In the fourth part (Chapter 10), Veldkamp discusses empirical methods for testing information-based theories. She presents techniques for inferring information sets from observable variables, including forecast dispersion, covariance structures, profit realizations, and market microstructure measures such as bid-ask spreads and the probability of informed trading.

==Reviews==
German economist Christian Merkl praised the work as "well structured and well written" and noted that it successfully synthesized different streams of literature on information choice based on state-of-the-art research from the previous decade. Merkl found the book valuable for providing structure to his understanding of imperfect information models, having previously worked exclusively with perfect information assumptions in his own macroeconomic research. While Merkl acknowledged that the text offered "an excellent guideline for PhD students and researchers," he expressed reservations about two aspects: the lack of empirical validation for some information-based theories (citing recent microeconometric evidence that contradicted sticky information models), and his skepticism about whether information acquisition constituted the primary driver of major macroeconomic phenomena. He suggested that other factors, such as institutional features and labor market frictions, might provide equally compelling explanations. Despite these concerns, Merkl said that "Veldkamp does an excellent job combining different streams of the literature of information choice" and recommended the book to readers interested in the field.
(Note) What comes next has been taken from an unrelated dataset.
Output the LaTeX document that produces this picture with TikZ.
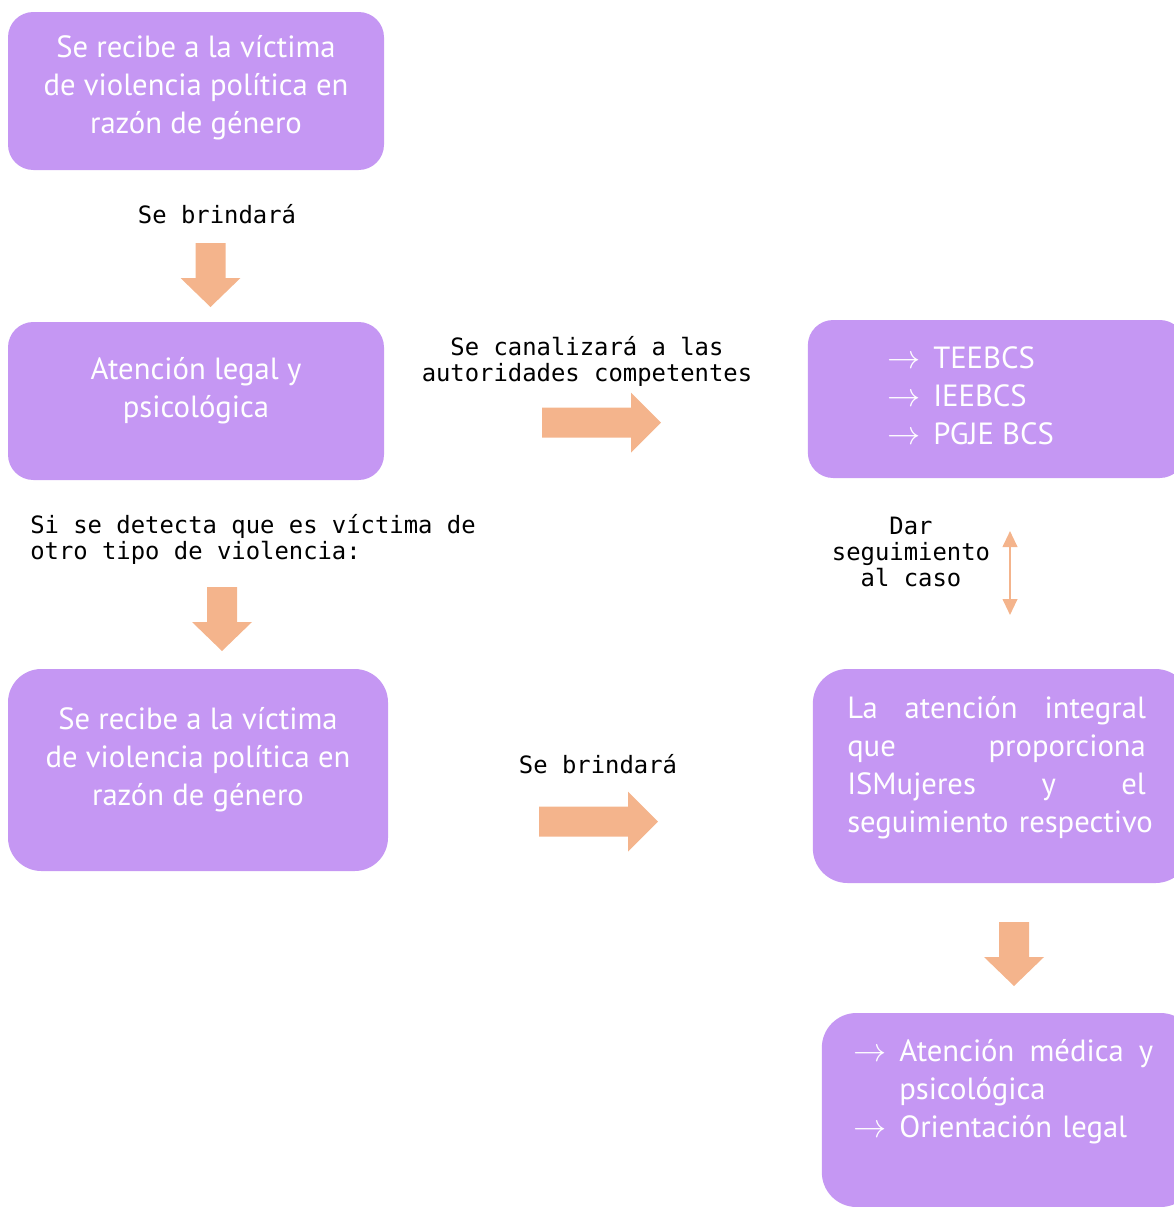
\documentclass[tikz,border=0pt]{standalone}
\usepackage{amsmath, amssymb}
\usepackage{xcolor}
\usepackage{fontspec}
\usepackage{tikz}
\usetikzlibrary{arrows.meta}

\setmonofont{DejaVu Sans Mono}
\newfontfamily\cajafont{PT Sans}

\definecolor{lila}{RGB}{197,151,243}
\definecolor{naranja}{RGB}{244,180,140}

\newcommand{\flecha}{\makebox[34.5pt][l]{$\rightarrow$}}

\tikzset{
    caja/.style = {rectangle, rounded corners=19pt, fill=lila, draw=none, inner sep=0pt},
    textocaja/.style = {text=white, inner sep=0pt, font=\cajafont\fontsize{23}{28.5}\selectfont},
    nota/.style = {inner sep=0pt, align=center, font=\ttfamily\fontsize{17.9}{19.5}\selectfont},
    pics/bajar/.style = {code={
        \fill[naranja] (-15,0) -- (15,0) -- (15,35) -- (30,35) -- (0,64) -- (-30,35) -- (-15,35) -- cycle;}},
    pics/avanzar/.style = {code={
        \fill[naranja] (0,-15) -- (89,-15) -- (89,-30) -- (119,0) -- (89,30) -- (89,15) -- (0,15) -- cycle;}}
}

\begin{document}
\begin{tikzpicture}[x=0.75pt, y=-0.75pt]
        \useasboundingbox (0,0) rectangle (1174,1207);
        \clip (0,0) rectangle (1174,1207);
        % cajas
        \begin{scope}[every node/.style = {caja}]
            \node[minimum width=282pt, minimum height=118.5pt] (A) at (196,91) {};
            \node[minimum width=282pt, minimum height=118.5pt] (B) at (196,401) {};
            \node[minimum width=285pt, minimum height=151.5pt, rounded corners=25pt] (C) at (198,770) {};
            \node[minimum width=283pt, minimum height=118.5pt] (D) at (996.5,399) {};
            \node[minimum width=283pt, minimum height=160.5pt, rounded corners=26pt] (E) at (1001.5,776) {};
            \node[minimum width=280pt, minimum height=145.5pt, rounded corners=26pt] (F) at (1008.5,1110) {};
        \end{scope}
        % textos de las cajas
        \begin{scope}[every node/.style = {textocaja}]
            \node[align=center] (tA) at (196,88) {Se recibe a la víctima\\de violencia política en\\razón de género};
            \node[align=center] (tB) at (196,391) {Atención legal y\\psicológica};
            \node[align=center] (tC) at (198,760) {Se recibe a la víctima\\de violencia política en\\razón de género};
            \node[align=left, anchor=west] (tD) at (887,396) {\flecha TEEBCS\\\flecha IEEBCS\\\flecha PGJE BCS};
            \node[align=left, anchor=west, text width=224pt] (tE) at (847,768)
                {La\hfill atención\hfill integral\\que\hfill proporciona\\ISMujeres\hfill y\hfill el\\\mbox{seguimiento respectivo}};
            \node[align=left, anchor=west, text width=225pt] (tF) at (853,1092)
                {\flecha Atención\hfill médica\hfill y\\\hspace*{34.5pt}psicológica\\\flecha Orientación legal};
        \end{scope}
        % notas
        \begin{scope}[every node/.style = {nota}]
            \node (n1) at (217,214) {Se brindará};
            \node (n2) at (587,361) {Se canalizará a las\\autoridades competentes};
            \node[align=left, anchor=west] (n3) at (30,539) {Si se detecta que es víctima de\\otro tipo de violencia:};
            \node (n4) at (911,552) {Dar\\seguimiento\\al caso};
            \node (n5) at (598,764) {Se brindará};
        \end{scope}
        % flechas
        \pic (f1) at (210.5,243) {bajar};
        \pic (f2) at (222,587) {bajar};
        \pic (f3) at (1014,922) {bajar};
        \pic (f4) at (542,422.5) {avanzar};
        \pic (f5) at (539,821.5) {avanzar};
        \coordinate (s1) at (1010,531);
        \coordinate (s2) at (1010,615);
        \draw[naranja, line width=1.5pt, {Triangle[width=11pt,length=12pt]}-{Triangle[width=11pt,length=12pt]}] (s1) -- (s2);
    \end{tikzpicture}
\end{document}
Hayoung Gim praised how the book synthesized information theories while studying macroeconomic and finance models where agents actively choose what information to acquire. Gim appreciated how Veldkamp focused on Bayesian learning and provided both theoretical foundations (in early chapters) and practical applications (in later chapters) across various economic fields including monetary economics, portfolio theory, and asset pricing. He liked the book's introduction of recent research on rational inattention and information markets, and thought it would serve graduate students well, especially those seeking dissertation subjects. However, Gim warned that readers would need "solid grounding in mathematics because the author relies heavily upon both mathematical formulae and processes." He said that the book strengthened researchers' ability to choose information for modeling and provided valuable tools for applied theories, making it a worthy addition to the field of information theory despite its mathematical demands.